Details of Mohammed al-Amin Mosque
We walked along the drag and enjoyed the beauty of the city night lights and the people watching. There were groups and families out just relaxing and enjoying. People brought out chairs and hookahs to sit, smoke, and see and be seen. As we got closer to the main area the crowd got heavier. In one place some guys on roller blades had a ramp set-up and were doing jumps. One of them actually jumped a row of six people in front of the ramp. Rob got it on video. I had mentioned earlier it would be cool to get a Hard Rock Café Beirut t-shirt if it was cool, like Malta's. Then it was right in front of us. When we went inside a really friendly young woman helped us and told me she would not sell me a large t-shirt if it was for me. They had a great shirt that turned to be the best I would see on the trip.
Fireworks in the night
We continued on our walk back to the hotel. Once we got back it was about 22:00, but we were hungry again. We dropped our stuff in the room and went to the café (Arabica) next to the hotel. It was packed, but we got a table. There was live music and a lively crowd. I had a rich and creamy tropical smoothie, which was one of the best I have ever had in my life. Rob had fresh apple just that was definitely fresh. We shared stuffed grape leaves which were smaller and tangier than the Greek version. I also had boureg, a triangular pastry with cheese or spinach filling the have been fried. It is like and eastern version of burek. Rob also had fried calamari. Everything was very tasty. For desert, I indulged in a chocolate soufflé, which was excellent.

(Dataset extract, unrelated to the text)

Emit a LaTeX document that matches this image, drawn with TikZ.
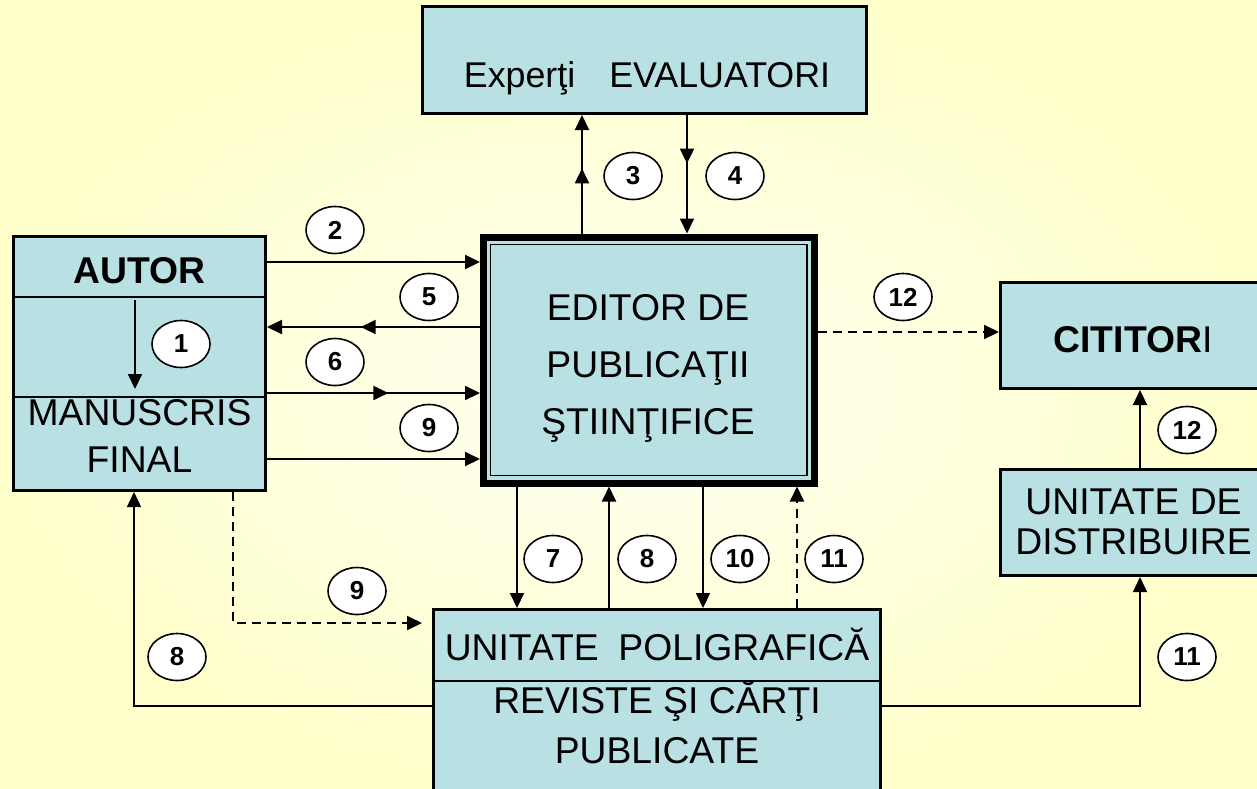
\documentclass[tikz,border=0pt]{standalone}
\usepackage{fontspec}
\setmainfont{Liberation Sans}
\usetikzlibrary{arrows.meta,shapes.geometric,decorations.markings}
\definecolor{boxteal}{RGB}{185,224,227}
\definecolor{bgyellow}{RGB}{255,255,204}
\definecolor{bglight}{RGB}{255,255,243}
\newcommand{\bigfont}[1]{\fontsize{37.3}{#1}\selectfont}

\begin{document}
\begin{tikzpicture}[x=1pt,y=-1pt,>={Triangle[length=15pt,width=14pt]},
    box/.style={draw,line width=3pt,fill=boxteal,inner sep=0pt},
    txt/.style={inner sep=0pt,align=center},
    num/.style={ellipse,draw,fill=white,line width=1.6pt,minimum width=58pt,minimum height=47pt,inner sep=0pt,font=\bfseries\fontsize{26}{26}\selectfont},
    flow/.style={->,line width=2pt},
    dflow/.style={flow,dash pattern=on 9pt off 6pt},
    midarrow/.style={postaction={decorate},decoration={markings,mark=at position #1 with {\arrow{>}}}}]

\useasboundingbox (0,0) rectangle (1257,788);
\shade[inner color=bglight,outer color=bgyellow] (0,0) rectangle (1257,788);
\clip (0,0) rectangle (1257,788);

% boxes
\node[box,minimum width=444pt,minimum height=107pt] (expert) at (644.5,60) {};
\node[box,line width=7pt,minimum width=330.5pt,minimum height=246pt] (editor) at (648.75,360) {};
\draw[line width=1.5pt] ([shift={(10.5,11)}]editor.north west) rectangle ([shift={(-10.5,-11)}]editor.south east);
\node[box,minimum width=252pt,minimum height=254pt] (autor) at (139.5,363.5) {};
\node[box,minimum width=447pt,minimum height=250pt] (poly) at (657,734.5) {};
\node[box,minimum width=266pt,minimum height=106pt] (distrib) at (1133.5,522.5) {};
\node[box,minimum width=266pt,minimum height=106pt] (citit) at (1133.5,335.5) {};
\draw[line width=1.5pt] (autor.west |- 0,297) -- (autor.east |- 0,297)
                        (autor.west |- 0,397) -- (autor.east |- 0,397);
\draw[line width=2pt] (poly.west |- 0,681) -- (poly.east |- 0,681);

% texts
\node[txt,anchor=base,font=\fontsize{35.8}{40}\selectfont] (experttxt) at (647,87) {Experţi\hspace{0.95em}EVALUATORI};
\node[txt,font=\bigfont{57}] (editortxt) at (648,368) {EDITOR DE\\PUBLICAŢII\\ŞTIINŢIFICE};
\node[txt,anchor=base,font=\bfseries\bigfont{40}] (autortxt) at (139.5,283) {AUTOR};
\node[txt,font=\bigfont{47}] (manustxt) at (139.5,435.6) {MANUSCRIS\\FINAL};
\node[txt,anchor=base,font=\bigfont{40}] (polytxt) at (657,660) {UNITATE\hspace{0.25em} POLIGRAFICĂ};
\node[txt,font=\bigfont{50}] (revtxt) at (657,722) {REVISTE ŞI CĂRŢI\\PUBLICATE};
\node[txt,font=\bigfont{40}] (distribtxt) at (1133.5,522.1) {UNITATE DE\\DISTRIBUIRE};
\node[txt,anchor=base,font=\bigfont{40}] (cittxt) at (1133,352) {\textbf{CITITOR}I};

% step numbers
\node[num] (n1) at (181,344) {1};
\node[num] (n2) at (335,230) {2};
\node[num] (n3) at (633,176) {3};
\node[num] (n4) at (735,176) {4};
\node[num] (n5) at (429,297) {5};
\node[num] (n6) at (335,362) {6};
\node[num] (n9a) at (429,428) {9};
\node[num] (n7) at (553,559) {7};
\node[num] (n8a) at (647,559) {8};
\node[num] (n10) at (740,559) {10};
\node[num] (n11a) at (834,559) {11};
\node[num] (n9b) at (357,591) {9};
\node[num] (n8b) at (177,657) {8};
\node[num] (n12a) at (903,297) {12};
\node[num] (n12b) at (1187,430) {12};
\node[num] (n11b) at (1187,657) {11};

% connectors
\draw[flow] (135,300) -- (135,389); % 1
\draw[flow] (autor.east |- 0,262) -- (editor.west |- 0,262); % 2
\draw[flow,midarrow=0.56] (editor.west |- 0,327) -- (autor.east |- 0,327); % 5
\draw[flow,midarrow=0.57] (autor.east |- 0,393) -- (editor.west |- 0,393); % 6
\draw[flow] (autor.east |- 0,459) -- (editor.west |- 0,459); % 9
\draw[flow,midarrow=0.55] (editor.north -| 582,0) -- (expert.south -| 582,0); % 3
\draw[flow,midarrow=0.41] (expert.south -| 687,0) -- (editor.north -| 687,0); % 4
\draw[flow] (editor.south -| 517,0) -- (poly.north -| 517,0); % 7
\draw[flow] (poly.north -| 609,0) -- (editor.south -| 609,0); % 8
\draw[flow] (editor.south -| 703,0) -- (poly.north -| 703,0); % 10
\draw[dflow] (poly.north -| 797,0) -- (editor.south -| 797,0); % 11
\draw[dflow] (editor.east |- 0,332) -- (citit.west |- 0,332); % 12
\draw[flow] (distrib.north -| 1140,0) -- (citit.south -| 1140,0); % 12
\draw[flow,line width=1.5pt] (poly.west |- 0,706) -| (autor.south -| 134,0); % 8
\draw[flow,line width=1.5pt] (poly.east |- 0,706) -| (distrib.south -| 1140,0); % 11
\draw[dflow,shorten >=10pt] (autor.south -| 233,0) |- (poly.west |- 0,623); % 9
\end{tikzpicture}
\end{document}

Our hunger satisfied we headed for bed again.
Bursts of colors
As Rob was now too tired to sleep, I have him a sleep aid. Rob started to work on the blog until the pill kicked in and then he was OUT. Outside we heard the music from a club where there was quite a party going. It sounded like quite a party and from a distance looked like THE place to be. We were sound asleep when the sounds of the night were shattered by explosions. I heard some and thought alright I'm dreaming, there were more so I had to get up, after all it was Beirut. When I looked out the windows there were explosions of color as fireworks went off over the Amir Munzer Mosque. I like to think they were heralding our arrival. That's what I'm saying, anyway. Rob was so drugged he couldn’t get out of bed. The rest of the night was uneventful and we slept hard.